_Task brief_
Quote each line of the material verbatim, without the pictures.
** START OF Records for this task **
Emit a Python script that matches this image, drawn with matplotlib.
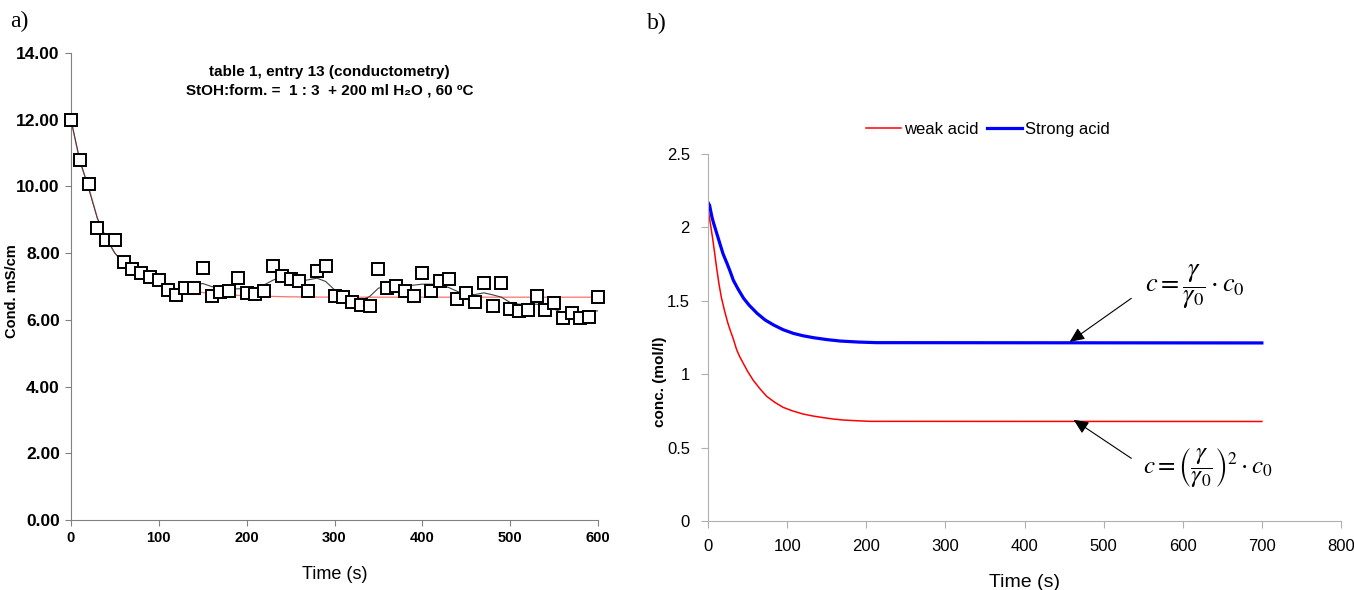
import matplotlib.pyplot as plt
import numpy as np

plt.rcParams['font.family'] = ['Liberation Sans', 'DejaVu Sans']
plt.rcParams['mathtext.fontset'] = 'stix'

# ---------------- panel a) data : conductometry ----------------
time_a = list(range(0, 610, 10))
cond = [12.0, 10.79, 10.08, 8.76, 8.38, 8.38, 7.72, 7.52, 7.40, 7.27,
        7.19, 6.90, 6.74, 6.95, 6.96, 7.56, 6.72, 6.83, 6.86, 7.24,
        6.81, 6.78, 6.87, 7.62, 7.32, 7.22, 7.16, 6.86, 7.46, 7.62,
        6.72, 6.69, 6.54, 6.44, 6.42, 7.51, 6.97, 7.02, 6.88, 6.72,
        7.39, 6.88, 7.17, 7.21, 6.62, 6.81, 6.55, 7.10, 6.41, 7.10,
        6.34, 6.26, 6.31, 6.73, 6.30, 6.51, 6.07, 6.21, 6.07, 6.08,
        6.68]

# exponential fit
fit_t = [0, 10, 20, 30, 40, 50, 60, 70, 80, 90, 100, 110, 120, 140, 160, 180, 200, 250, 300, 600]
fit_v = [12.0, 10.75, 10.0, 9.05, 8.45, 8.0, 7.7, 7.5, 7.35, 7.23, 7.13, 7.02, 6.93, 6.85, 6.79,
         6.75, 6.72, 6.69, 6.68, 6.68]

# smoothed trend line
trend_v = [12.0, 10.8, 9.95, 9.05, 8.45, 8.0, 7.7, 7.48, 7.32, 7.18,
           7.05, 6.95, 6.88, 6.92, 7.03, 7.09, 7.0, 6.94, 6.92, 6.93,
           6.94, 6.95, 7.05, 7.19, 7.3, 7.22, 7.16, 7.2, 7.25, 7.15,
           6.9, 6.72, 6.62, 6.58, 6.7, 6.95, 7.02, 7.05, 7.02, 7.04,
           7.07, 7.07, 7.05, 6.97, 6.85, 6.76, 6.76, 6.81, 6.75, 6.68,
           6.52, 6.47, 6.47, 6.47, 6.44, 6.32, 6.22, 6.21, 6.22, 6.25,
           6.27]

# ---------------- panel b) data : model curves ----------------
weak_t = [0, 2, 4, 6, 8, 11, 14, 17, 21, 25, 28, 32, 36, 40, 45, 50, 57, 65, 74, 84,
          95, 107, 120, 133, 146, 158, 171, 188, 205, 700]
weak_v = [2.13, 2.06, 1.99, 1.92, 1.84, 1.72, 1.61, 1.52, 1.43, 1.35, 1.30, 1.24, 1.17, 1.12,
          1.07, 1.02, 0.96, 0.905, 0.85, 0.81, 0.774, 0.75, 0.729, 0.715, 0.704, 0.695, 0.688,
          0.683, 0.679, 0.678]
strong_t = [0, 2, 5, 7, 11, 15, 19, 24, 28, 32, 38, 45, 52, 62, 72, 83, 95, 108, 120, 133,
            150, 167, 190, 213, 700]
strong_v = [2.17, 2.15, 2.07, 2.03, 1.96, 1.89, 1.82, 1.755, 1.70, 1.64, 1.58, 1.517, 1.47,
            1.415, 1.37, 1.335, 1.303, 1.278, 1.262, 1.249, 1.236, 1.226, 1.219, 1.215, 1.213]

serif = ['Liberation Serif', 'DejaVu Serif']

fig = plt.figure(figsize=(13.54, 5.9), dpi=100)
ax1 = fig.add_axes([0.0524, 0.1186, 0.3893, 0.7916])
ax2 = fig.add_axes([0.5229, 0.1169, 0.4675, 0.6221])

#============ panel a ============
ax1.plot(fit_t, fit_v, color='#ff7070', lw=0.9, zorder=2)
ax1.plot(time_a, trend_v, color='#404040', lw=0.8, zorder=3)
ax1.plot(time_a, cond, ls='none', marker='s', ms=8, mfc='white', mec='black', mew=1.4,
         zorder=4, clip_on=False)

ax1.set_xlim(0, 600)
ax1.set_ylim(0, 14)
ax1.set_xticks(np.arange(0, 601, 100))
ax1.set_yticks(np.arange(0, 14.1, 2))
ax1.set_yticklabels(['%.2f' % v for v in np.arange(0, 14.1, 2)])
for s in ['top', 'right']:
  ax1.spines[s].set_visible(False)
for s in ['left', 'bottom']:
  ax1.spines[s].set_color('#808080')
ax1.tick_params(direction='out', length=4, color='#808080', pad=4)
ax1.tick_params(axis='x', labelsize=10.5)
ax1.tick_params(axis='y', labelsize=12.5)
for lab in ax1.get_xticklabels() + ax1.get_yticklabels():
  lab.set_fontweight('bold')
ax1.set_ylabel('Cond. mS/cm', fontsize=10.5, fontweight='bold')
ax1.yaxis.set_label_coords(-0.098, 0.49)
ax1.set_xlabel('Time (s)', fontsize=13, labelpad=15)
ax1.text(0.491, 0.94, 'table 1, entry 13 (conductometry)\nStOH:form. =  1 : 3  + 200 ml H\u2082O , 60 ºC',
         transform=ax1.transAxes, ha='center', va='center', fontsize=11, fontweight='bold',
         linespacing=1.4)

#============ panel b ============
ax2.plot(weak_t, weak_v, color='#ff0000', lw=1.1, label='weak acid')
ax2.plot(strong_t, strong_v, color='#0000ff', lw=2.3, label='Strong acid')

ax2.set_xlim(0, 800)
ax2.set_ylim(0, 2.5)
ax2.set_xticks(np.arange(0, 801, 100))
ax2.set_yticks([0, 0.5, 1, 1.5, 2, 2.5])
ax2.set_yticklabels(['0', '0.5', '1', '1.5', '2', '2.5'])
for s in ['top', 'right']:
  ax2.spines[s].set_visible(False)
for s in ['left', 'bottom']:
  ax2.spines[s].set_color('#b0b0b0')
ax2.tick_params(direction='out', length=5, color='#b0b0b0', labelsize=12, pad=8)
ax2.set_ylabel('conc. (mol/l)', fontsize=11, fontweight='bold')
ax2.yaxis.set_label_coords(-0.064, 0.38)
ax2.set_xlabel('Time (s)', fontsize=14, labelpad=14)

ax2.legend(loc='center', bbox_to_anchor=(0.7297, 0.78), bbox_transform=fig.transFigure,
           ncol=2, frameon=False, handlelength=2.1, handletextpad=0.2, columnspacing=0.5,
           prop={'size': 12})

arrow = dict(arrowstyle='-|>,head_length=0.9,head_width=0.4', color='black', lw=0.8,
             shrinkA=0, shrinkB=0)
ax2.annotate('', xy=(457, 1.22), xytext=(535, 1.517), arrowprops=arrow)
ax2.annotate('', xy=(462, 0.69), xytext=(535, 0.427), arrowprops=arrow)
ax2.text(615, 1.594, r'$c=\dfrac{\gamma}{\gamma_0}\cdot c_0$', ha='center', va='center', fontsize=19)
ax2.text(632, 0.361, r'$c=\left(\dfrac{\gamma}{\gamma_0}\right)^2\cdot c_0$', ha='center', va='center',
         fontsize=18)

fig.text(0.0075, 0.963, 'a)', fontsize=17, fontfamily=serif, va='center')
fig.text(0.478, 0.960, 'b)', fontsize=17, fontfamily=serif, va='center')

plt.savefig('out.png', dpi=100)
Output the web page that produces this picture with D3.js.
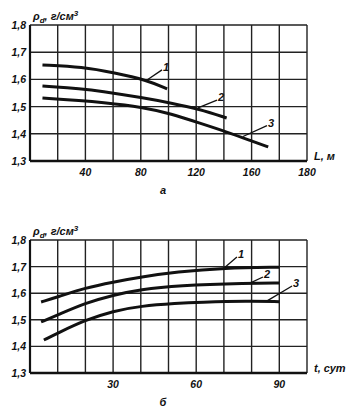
** END OF Records for this task **
_Full output_
Emit a Python script that matches this image, drawn with matplotlib.
import matplotlib.pyplot as plt
import numpy as np

plt.rcParams['font.family'] = ['Liberation Sans', 'DejaVu Sans']
plt.rcParams['mathtext.fontset'] = 'stix'

# ---------------- panel a) data : conductometry ----------------
time_a = list(range(0, 610, 10))
cond = [12.0, 10.79, 10.08, 8.76, 8.38, 8.38, 7.72, 7.52, 7.40, 7.27,
        7.19, 6.90, 6.74, 6.95, 6.96, 7.56, 6.72, 6.83, 6.86, 7.24,
        6.81, 6.78, 6.87, 7.62, 7.32, 7.22, 7.16, 6.86, 7.46, 7.62,
        6.72, 6.69, 6.54, 6.44, 6.42, 7.51, 6.97, 7.02, 6.88, 6.72,
        7.39, 6.88, 7.17, 7.21, 6.62, 6.81, 6.55, 7.10, 6.41, 7.10,
        6.34, 6.26, 6.31, 6.73, 6.30, 6.51, 6.07, 6.21, 6.07, 6.08,
        6.68]

# exponential fit
fit_t = [0, 10, 20, 30, 40, 50, 60, 70, 80, 90, 100, 110, 120, 140, 160, 180, 200, 250, 300, 600]
fit_v = [12.0, 10.75, 10.0, 9.05, 8.45, 8.0, 7.7, 7.5, 7.35, 7.23, 7.13, 7.02, 6.93, 6.85, 6.79,
         6.75, 6.72, 6.69, 6.68, 6.68]

# smoothed trend line
trend_v = [12.0, 10.8, 9.95, 9.05, 8.45, 8.0, 7.7, 7.48, 7.32, 7.18,
           7.05, 6.95, 6.88, 6.92, 7.03, 7.09, 7.0, 6.94, 6.92, 6.93,
           6.94, 6.95, 7.05, 7.19, 7.3, 7.22, 7.16, 7.2, 7.25, 7.15,
           6.9, 6.72, 6.62, 6.58, 6.7, 6.95, 7.02, 7.05, 7.02, 7.04,
           7.07, 7.07, 7.05, 6.97, 6.85, 6.76, 6.76, 6.81, 6.75, 6.68,
           6.52, 6.47, 6.47, 6.47, 6.44, 6.32, 6.22, 6.21, 6.22, 6.25,
           6.27]

# ---------------- panel b) data : model curves ----------------
weak_t = [0, 2, 4, 6, 8, 11, 14, 17, 21, 25, 28, 32, 36, 40, 45, 50, 57, 65, 74, 84,
          95, 107, 120, 133, 146, 158, 171, 188, 205, 700]
weak_v = [2.13, 2.06, 1.99, 1.92, 1.84, 1.72, 1.61, 1.52, 1.43, 1.35, 1.30, 1.24, 1.17, 1.12,
          1.07, 1.02, 0.96, 0.905, 0.85, 0.81, 0.774, 0.75, 0.729, 0.715, 0.704, 0.695, 0.688,
          0.683, 0.679, 0.678]
strong_t = [0, 2, 5, 7, 11, 15, 19, 24, 28, 32, 38, 45, 52, 62, 72, 83, 95, 108, 120, 133,
            150, 167, 190, 213, 700]
strong_v = [2.17, 2.15, 2.07, 2.03, 1.96, 1.89, 1.82, 1.755, 1.70, 1.64, 1.58, 1.517, 1.47,
            1.415, 1.37, 1.335, 1.303, 1.278, 1.262, 1.249, 1.236, 1.226, 1.219, 1.215, 1.213]

serif = ['Liberation Serif', 'DejaVu Serif']

fig = plt.figure(figsize=(13.54, 5.9), dpi=100)
ax1 = fig.add_axes([0.0524, 0.1186, 0.3893, 0.7916])
ax2 = fig.add_axes([0.5229, 0.1169, 0.4675, 0.6221])

#============ panel a ============
ax1.plot(fit_t, fit_v, color='#ff7070', lw=0.9, zorder=2)
ax1.plot(time_a, trend_v, color='#404040', lw=0.8, zorder=3)
ax1.plot(time_a, cond, ls='none', marker='s', ms=8, mfc='white', mec='black', mew=1.4,
         zorder=4, clip_on=False)

ax1.set_xlim(0, 600)
ax1.set_ylim(0, 14)
ax1.set_xticks(np.arange(0, 601, 100))
ax1.set_yticks(np.arange(0, 14.1, 2))
ax1.set_yticklabels(['%.2f' % v for v in np.arange(0, 14.1, 2)])
for s in ['top', 'right']:
  ax1.spines[s].set_visible(False)
for s in ['left', 'bottom']:
  ax1.spines[s].set_color('#808080')
ax1.tick_params(direction='out', length=4, color='#808080', pad=4)
ax1.tick_params(axis='x', labelsize=10.5)
ax1.tick_params(axis='y', labelsize=12.5)
for lab in ax1.get_xticklabels() + ax1.get_yticklabels():
  lab.set_fontweight('bold')
ax1.set_ylabel('Cond. mS/cm', fontsize=10.5, fontweight='bold')
ax1.yaxis.set_label_coords(-0.098, 0.49)
ax1.set_xlabel('Time (s)', fontsize=13, labelpad=15)
ax1.text(0.491, 0.94, 'table 1, entry 13 (conductometry)\nStOH:form. =  1 : 3  + 200 ml H\u2082O , 60 ºC',
         transform=ax1.transAxes, ha='center', va='center', fontsize=11, fontweight='bold',
         linespacing=1.4)

#============ panel b ============
ax2.plot(weak_t, weak_v, color='#ff0000', lw=1.1, label='weak acid')
ax2.plot(strong_t, strong_v, color='#0000ff', lw=2.3, label='Strong acid')

ax2.set_xlim(0, 800)
ax2.set_ylim(0, 2.5)
ax2.set_xticks(np.arange(0, 801, 100))
ax2.set_yticks([0, 0.5, 1, 1.5, 2, 2.5])
ax2.set_yticklabels(['0', '0.5', '1', '1.5', '2', '2.5'])
for s in ['top', 'right']:
  ax2.spines[s].set_visible(False)
for s in ['left', 'bottom']:
  ax2.spines[s].set_color('#b0b0b0')
ax2.tick_params(direction='out', length=5, color='#b0b0b0', labelsize=12, pad=8)
ax2.set_ylabel('conc. (mol/l)', fontsize=11, fontweight='bold')
ax2.yaxis.set_label_coords(-0.064, 0.38)
ax2.set_xlabel('Time (s)', fontsize=14, labelpad=14)

ax2.legend(loc='center', bbox_to_anchor=(0.7297, 0.78), bbox_transform=fig.transFigure,
           ncol=2, frameon=False, handlelength=2.1, handletextpad=0.2, columnspacing=0.5,
           prop={'size': 12})

arrow = dict(arrowstyle='-|>,head_length=0.9,head_width=0.4', color='black', lw=0.8,
             shrinkA=0, shrinkB=0)
ax2.annotate('', xy=(457, 1.22), xytext=(535, 1.517), arrowprops=arrow)
ax2.annotate('', xy=(462, 0.69), xytext=(535, 0.427), arrowprops=arrow)
ax2.text(615, 1.594, r'$c=\dfrac{\gamma}{\gamma_0}\cdot c_0$', ha='center', va='center', fontsize=19)
ax2.text(632, 0.361, r'$c=\left(\dfrac{\gamma}{\gamma_0}\right)^2\cdot c_0$', ha='center', va='center',
         fontsize=18)

fig.text(0.0075, 0.963, 'a)', fontsize=17, fontfamily=serif, va='center')
fig.text(0.478, 0.960, 'b)', fontsize=17, fontfamily=serif, va='center')

plt.savefig('out.png', dpi=100)
Output the web page that produces this picture with D3.js.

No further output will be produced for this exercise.